|
|
|
|
|
by user24
5508 days ago
|
|
> When comment scores were visible, it was obvious that many people would just vote with the herd, downvoting comments with lots of downvotes, and upvoting comments with lots of upvotes. Hmm. First of all you had no way of knowing that people were voting because of the high (or low) scores. Your theory seems to be "Hmm, the score on this comment is un-naturally high, therefore people must have just been voting on it because it was high". Secondly, now that we can't see the scores, you've no way of knowing whether the points awarded are just as 'un-naturally' high as they were before scores were shown. For example, one of my comments in this thread has got 11 points in the last ten minutes or so - that's without scores being shown. In the past, you may have attributed that score to herd-voting. But clearly that can't be the case, as no-one can see the score. ( except the few who've installed the points plugin!) |
|
However, it's not true that there weren't signs that herd voting was going on.

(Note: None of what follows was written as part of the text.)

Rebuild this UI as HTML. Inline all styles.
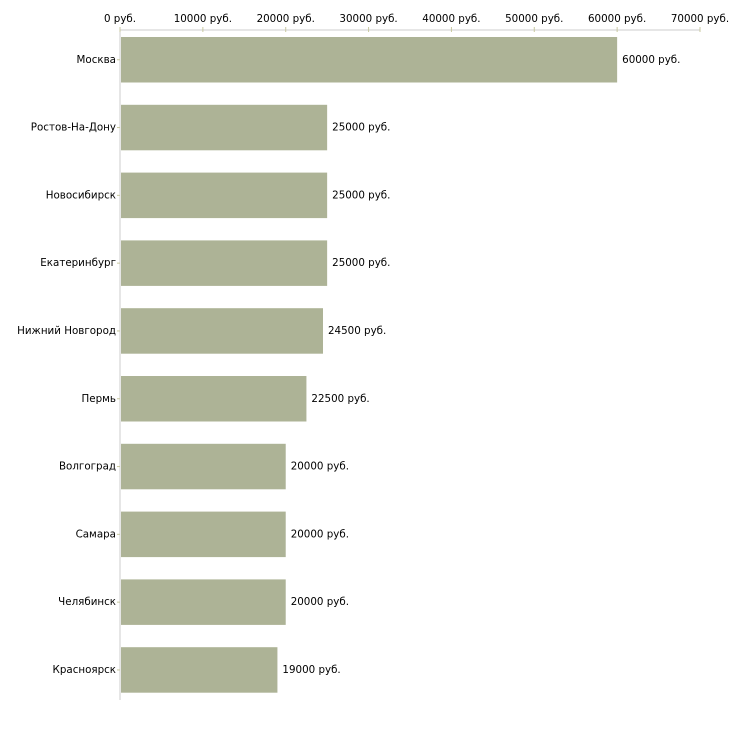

I've spent quite a bit of time on HN, and have monitored many popular threads and have seen how comments fared when they've gotten lots of up or down votes.
It was my feeling (though just a feeling, without hard data to support it) that comments would tend to get upvoted substatially more when they already had a relatively high rating, and downvoted when they had a relatively low rating.
Also, I noticed many comments that I considered to be of high quality get passed over for low quality comments with higher scores, and what I considered to be kneejerk downvoting on valuable comments with lower scores.
Now that comment scores are no longer visible, it's harder to gauge these trends, but not impossible.
HN still tends to place higher rated comments near the top, and lower rated comments near the bottom, so you can get a feel for how people are voting on a given comment by making note of how the comment moves up and down the page.
The scores of your own comments are also visible. So you can draw some conclusions from monitoring voting on them.
I would certainly love to see public release of anonymized HN voting data, and some good analysis of these sorts of trends (also on voting patterns in relation to how long a given user has been on HN, and how active that user is, etc..).
Until then, all we have are our own subjective interpretation of what we've seen happen on the site.